# Explain this equality?

1. Apr 7, 2014

### WK95

1. The problem statement, all variables and given/known data
$\sum\limits_{n=1}^ \infty \frac{5^{n}}{n!} = \sum\limits_{n=0}^ \infty \frac{5^{n}}{n!} -1$

2. Relevant equations

3. The attempt at a solution

How is this equality true?

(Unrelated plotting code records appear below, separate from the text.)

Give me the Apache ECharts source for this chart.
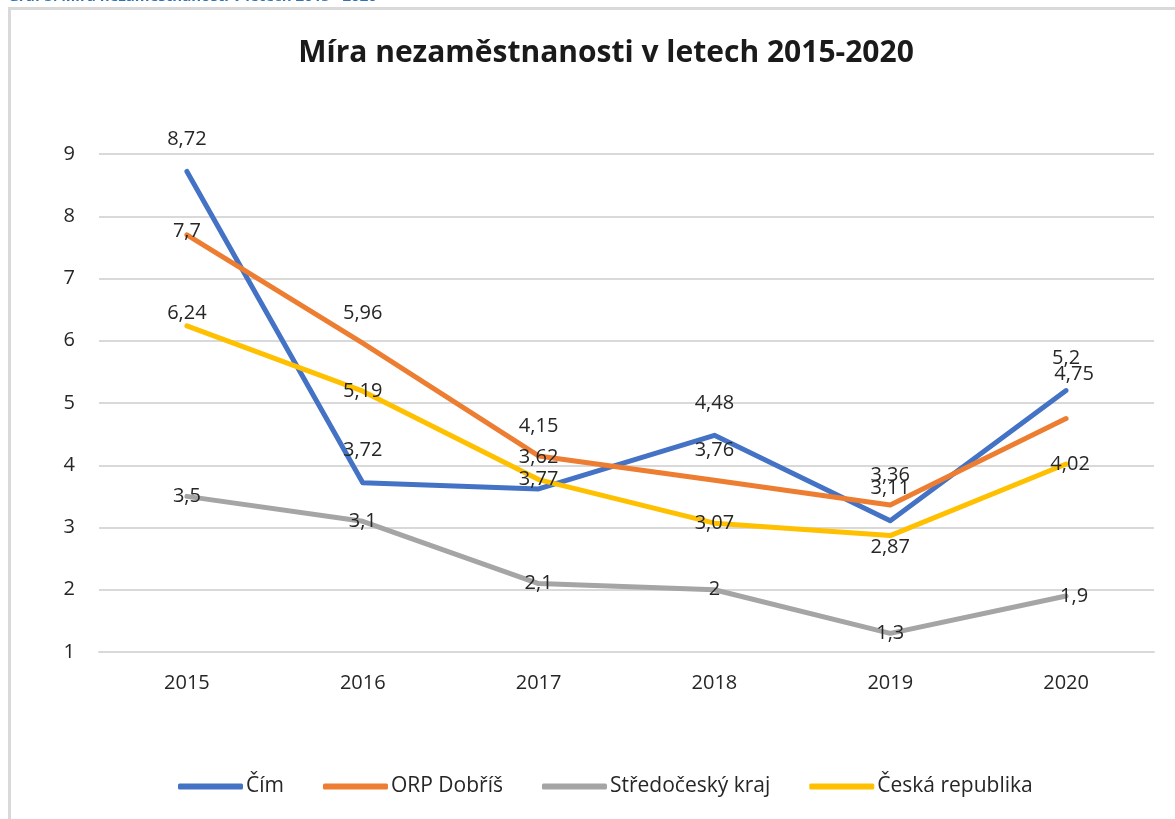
<!DOCTYPE html>
<html>
<head>
<meta charset="utf-8">
<script src="https://cdn.jsdelivr.net/npm/echarts@6/dist/echarts.min.js"></script>
<style>
  html, body { margin: 0; padding: 0; background: #fff; }
  #main { width: 1175px; height: 819px; }
</style>
</head>
<body>
<div id="main"></div>
<script>
// data
const years = ['2015', '2016', '2017', '2018', '2019', '2020'];
const cim = [8.72, 3.72, 3.62, 4.48, 3.11, 5.2];
const orpDobris = [7.7, 5.96, 4.15, 3.76, 3.36, 4.75];
const stredocesky = [3.5, 3.1, 2.1, 2, 1.3, 1.9];
const ceskaRepublika = [6.24, 5.19, 3.77, 3.07, 2.87, 4.02];
const yTicks = [1, 2, 3, 4, 5, 6, 7, 8, 9];

const FONT = "'Open Sans', 'Noto Sans', sans-serif";
const chart = echarts.init(document.getElementById('main'));

const fmt = v => String(v).replace('.', ',');

function mkSeries(name, values, color, labelPos, overrides) {
  return {
    name: name,
    type: 'line',
    data: values.map((v, i) => {
      const o = overrides && overrides[i];
      return o ? { value: v, label: o } : v;
    }),
    showSymbol: true,
    symbol: 'circle',
    symbolSize: 0.1,
    lineStyle: { color: color, width: 5, cap: 'round', join: 'round' },
    itemStyle: { color: color },
    label: Object.assign({
      show: true,
      color: '#262626',
      fontSize: 20,
      fontFamily: FONT,
      formatter: p => fmt(p.value)
    }, labelPos),
    emphasis: { disabled: true },
    z: 2
  };
}

const option = {
  animation: false,
  textStyle: { fontFamily: FONT },
  graphic: [
    {
      type: 'rect',
      shape: { x: 9.5, y: 8.5, width: 1250, height: 900 },
      style: { fill: '#fff', stroke: '#d9d9d9', lineWidth: 3 },
      z: -10
    },
    {
      type: 'text',
      left: 8,
      top: -11,
      style: {
        text: 'Graf 3: Míra nezaměstnanosti v letech 2015 - 2020',
        fill: '#2e74b5',
        font: 'bold 15px ' + FONT
      }
    }
  ],
  title: {
    text: 'Míra nezaměstnanosti v letech 2015-2020',
    left: 601,
    top: 33,
    textAlign: 'center',
    textStyle: { fontSize: 30, fontWeight: 'bold', color: '#1a1a1a', fontFamily: FONT }
  },
  grid: { left: 99, right: 21, top: 154, bottom: 167 },
  legend: {
    bottom: 17,
    left: 173,
    itemWidth: 65,
    itemHeight: 6,
    itemGap: 39,
    icon: 'roundRect',
    textStyle: { fontSize: 21, color: '#262626', fontFamily: FONT, padding: [0, 0, 0, -2] },
    data: ['Čím', 'ORP Dobříš', 'Středočeský kraj', 'Česká republika']
  },
  xAxis: {
    type: 'category',
    data: years,
    boundaryGap: true,
    axisLine: { show: true, lineStyle: { color: '#d9d9d9', width: 2 } },
    axisTick: { show: false },
    axisLabel: { color: '#262626', fontSize: 20, margin: 21, fontFamily: FONT }
  },
  yAxis: {
    type: 'value',
    min: yTicks[0],
    max: yTicks[yTicks.length - 1],
    interval: 1,
    axisLine: { show: false },
    axisTick: { show: false },
    splitLine: { lineStyle: { color: '#d9d9d9', width: 2 } },
    axisLabel: { color: '#262626', fontSize: 20, margin: 24, fontFamily: FONT }
  },
  series: [
    mkSeries('Čím', cim, '#4472c4', { position: 'top', distance: 22 }),
    mkSeries('ORP Dobříš', orpDobris, '#ed7d31', { position: 'top', distance: 20 },
      { 0: { position: 'top', distance: -6 }, 5: { position: 'top', distance: 34, offset: [8, 0] } }),
    mkSeries('Středočeský kraj', stredocesky, '#a5a5a5', { position: 'inside' },
      { 5: { position: 'inside', offset: [8, 0] } }),
    mkSeries('Česká republika', ceskaRepublika, '#ffc000', { position: 'inside' },
      { 0: { position: 'top', distance: 2 }, 4: { position: 'bottom', distance: 2 }, 5: { position: 'inside', offset: [4, 0] } })
  ]
};

chart.setOption(option);
</script>
</body>
</html>
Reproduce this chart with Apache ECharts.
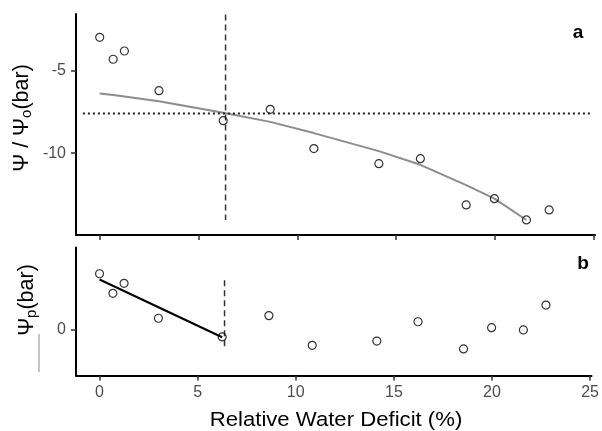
<!DOCTYPE html>
<html><head><meta charset="utf-8">
<script src="https://cdn.jsdelivr.net/npm/echarts@6/dist/echarts.min.js"></script>
<style>html,body{margin:0;padding:0;background:#fff}#c{width:602px;height:431px}</style>
</head><body><div id="c"></div>
<script>
// Relative water deficit (%) for each sample
const rwd = [0, 0.68, 1.25, 3.0, 6.25, 8.63, 10.84, 14.13, 16.23, 18.55, 19.98, 21.6, 22.75];
// Panel a: water potential (bar)
const psiTotal = [-2.98, -4.31, -3.81, -6.21, -8.03, -7.34, -9.72, -10.63, -10.33, -13.13, -12.75, -14.04, -13.43];
// Panel a: fitted osmotic potential curve (bar), at rwd[0..11]
const fitOsmotic = [-6.39, -6.48, -6.56, -6.85, -7.55, -8.1, -8.78, -9.87, -10.7, -11.93, -12.75, -14.04];
// Panel b: turgor pressure (bar)
const psiPressure = [3.38, 2.19, 2.8, 0.68, -0.45, 0.84, -0.96, -0.7, 0.47, -1.18, 0.11, -0.03, 1.48];
// Panel b: linear fit before turgor loss point
const turgorFitX = [0, 6.25];
const turgorFitY = [3.03, -0.47];
// Turgor loss point
const tlpRwd = 6.37;
const tlpPsi = -7.59;
const tlpVLineA = [-1.6, -14.04];
const tlpVLineB = [2.99, -1.21];
const dottedX = [-0.85, 24.9];
// Tick labels
const xTicks = [0, 5, 10, 15, 20, 25];
const yTicksA = [-5, -10];
const yTicksB = [0];

const FONT = 'Liberation Sans, Arial, sans-serif';
const chart = echarts.init(document.getElementById('c'), null, {renderer: 'canvas'});

const axisLine = {show: true, onZero: false, lineStyle: {color: '#000', width: 2}};
const axisTick = (vals) => ({show: true, length: 5, lineStyle: {color: '#333', width: 1.5}, customValues: vals});
const labelStyle = {color: '#4d4d4d', fontSize: 16, fontFamily: FONT};

const rich = {
  m: {fontSize: 21.5, fontFamily: FONT, color: '#000', lineHeight: 23, verticalAlign: 'top'},
  s: {fontSize: 15, fontFamily: FONT, color: '#000', lineHeight: 15, padding: [10, 0, 0, 0], verticalAlign: 'bottom'}
};

const option = {
  animation: false,
  backgroundColor: '#fff',
  grid: [
    {left: 76, top: 14, width: 519, height: 221, containLabel: false},
    {left: 76, top: 247.5, width: 519, height: 128, containLabel: false}
  ],
  xAxis: [
    {type: 'value', gridIndex: 0, min: -1.2, max: 25.07, splitLine: {show: false},
     axisLine: axisLine, axisTick: axisTick(xTicks), axisLabel: {show: false, customValues: xTicks}},
    {type: 'value', gridIndex: 1, min: -1.2, max: 25.07, splitLine: {show: false},
     axisLine: axisLine, axisTick: axisTick(xTicks),
     axisLabel: Object.assign({margin: 9, customValues: xTicks}, labelStyle)}
  ],
  yAxis: [
    {type: 'value', gridIndex: 0, min: -14.95, max: -1.57, splitLine: {show: false},
     axisLine: axisLine, axisTick: axisTick(yTicksA),
     axisLabel: Object.assign({margin: 10, customValues: yTicksA}, labelStyle)},
    {type: 'value', gridIndex: 1, min: -2.79, max: 4.97, splitLine: {show: false},
     axisLine: axisLine, axisTick: axisTick(yTicksB),
     axisLabel: Object.assign({margin: 10, customValues: yTicksB}, labelStyle)}
  ],
  series: [
    {type: 'line', xAxisIndex: 0, yAxisIndex: 0, showSymbol: false, silent: true,
     data: fitOsmotic.map((v, i) => [rwd[i], v]),
     lineStyle: {color: '#8c8c8c', width: 2}, z: 2},
    {type: 'line', xAxisIndex: 0, yAxisIndex: 0, showSymbol: false, silent: true,
     data: dottedX.map(x => [x, tlpPsi]),
     lineStyle: {color: '#222', width: 2, type: [2, 3], cap: 'butt'}, z: 2},
    {type: 'line', xAxisIndex: 0, yAxisIndex: 0, showSymbol: false, silent: true,
     data: tlpVLineA.map(y => [tlpRwd, y]),
     lineStyle: {color: '#333', width: 1.5, type: [6, 4]}, z: 2},
    {type: 'scatter', xAxisIndex: 0, yAxisIndex: 0, symbol: 'circle', symbolSize: 8,
     data: psiTotal.map((v, i) => [rwd[i], v]),
     itemStyle: {color: 'rgba(0,0,0,0)', borderColor: '#000', borderWidth: 1.2}, z: 3},

    {type: 'line', xAxisIndex: 1, yAxisIndex: 1, showSymbol: false, silent: true,
     data: turgorFitX.map((x, i) => [x, turgorFitY[i]]),
     lineStyle: {color: '#000', width: 2}, z: 2},
    {type: 'line', xAxisIndex: 1, yAxisIndex: 1, showSymbol: false, silent: true,
     data: tlpVLineB.map(y => [tlpRwd, y]),
     lineStyle: {color: '#333', width: 1.5, type: [6, 4]}, z: 2},
    {type: 'scatter', xAxisIndex: 1, yAxisIndex: 1, symbol: 'circle', symbolSize: 8,
     data: psiPressure.map((v, i) => [rwd[i], v]),
     itemStyle: {color: 'rgba(0,0,0,0)', borderColor: '#000', borderWidth: 1.2}, z: 3}
  ],
  graphic: [
    {type: 'text', x: 23, y: 118, rotation: Math.PI / 2,
     style: {text: '{m|Ψ / Ψ}{s|o}{m|(bar)}', rich: rich, align: 'center', verticalAlign: 'middle'}},
    {type: 'text', x: 28, y: 300, rotation: Math.PI / 2,
     style: {text: '{m|Ψ}{s|p}{m|(bar)}', rich: rich, align: 'center', verticalAlign: 'middle'}},
    {type: 'line', shape: {x1: 39, y1: 334, x2: 39, y2: 372}, style: {stroke: '#b0b0b0', lineWidth: 1.5}},
    {type: 'text', x: 336, y: 420, scaleX: 1.08,
     style: {text: 'Relative Water Deficit (%)', font: '20.5px ' + FONT, fill: '#000', align: 'center', verticalAlign: 'middle'}},
    {type: 'text', x: 578, y: 33,
     style: {text: 'a', font: 'bold 19px ' + FONT, fill: '#000', align: 'center', verticalAlign: 'middle'}},
    {type: 'text', x: 583, y: 264,
     style: {text: 'b', font: 'bold 19px ' + FONT, fill: '#000', align: 'center', verticalAlign: 'middle'}}
  ]
};
chart.setOption(option);
</script>
</body></html>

How does one get from the first to the second equation?

2. Apr 7, 2014

### micromass

Staff Emeritus
$$(a_1 + a_2 + a_3 .... ) = (a_0 + a_1 + a_2 + a_3 + ...) - a_0$$

3. Apr 7, 2014

### phyzguy

What is the first term in $$\sum_0^\infty \frac{5^n}{n!}$$ ?

4. Apr 7, 2014

### Jilang

Are you sure that the sum on the RHS is not between 2 and infinity?

5. Apr 7, 2014

I'm certain.

6. Apr 7, 2014

### WK95

Thanks for the help. I get it now.

7. Apr 7, 2014

### Jilang

Yes I get it too now! It's a 5 on the RHS not a 1, LOL!

8. Apr 7, 2014

### phyzguy

What do you mean? 5^0 = 1, 0! = 1.

9. Apr 8, 2014

### Jilang

You need both to be true.

10. Apr 8, 2014

### micromass

Staff Emeritus
What? The equality in the OP is entirely correct. It doesn't need to be a 5 or anything.

11. Apr 8, 2014

### Staff: Mentor

What's the first term in the series on the right side? Hint: It's NOT 5.
???

12. Apr 8, 2014

### Staff: Mentor

You're missing the point of this problem, which is strictly about manipulating the indexes of a summation. It's not about whether the series converges or not.

13. Apr 8, 2014

### Jilang

Yes and you need that 5^0=1 and 0!=1.

14. Apr 8, 2014

### Staff: Mentor

These are true by definition. It wasn't clear from your previous comment about 5 on the right side, that you understood that both 5^0 and 0! were equal to 1.

15. Apr 8, 2014

### Jilang

Thanks for checking, I'm fine with it now though the 0! had me stumped for a while!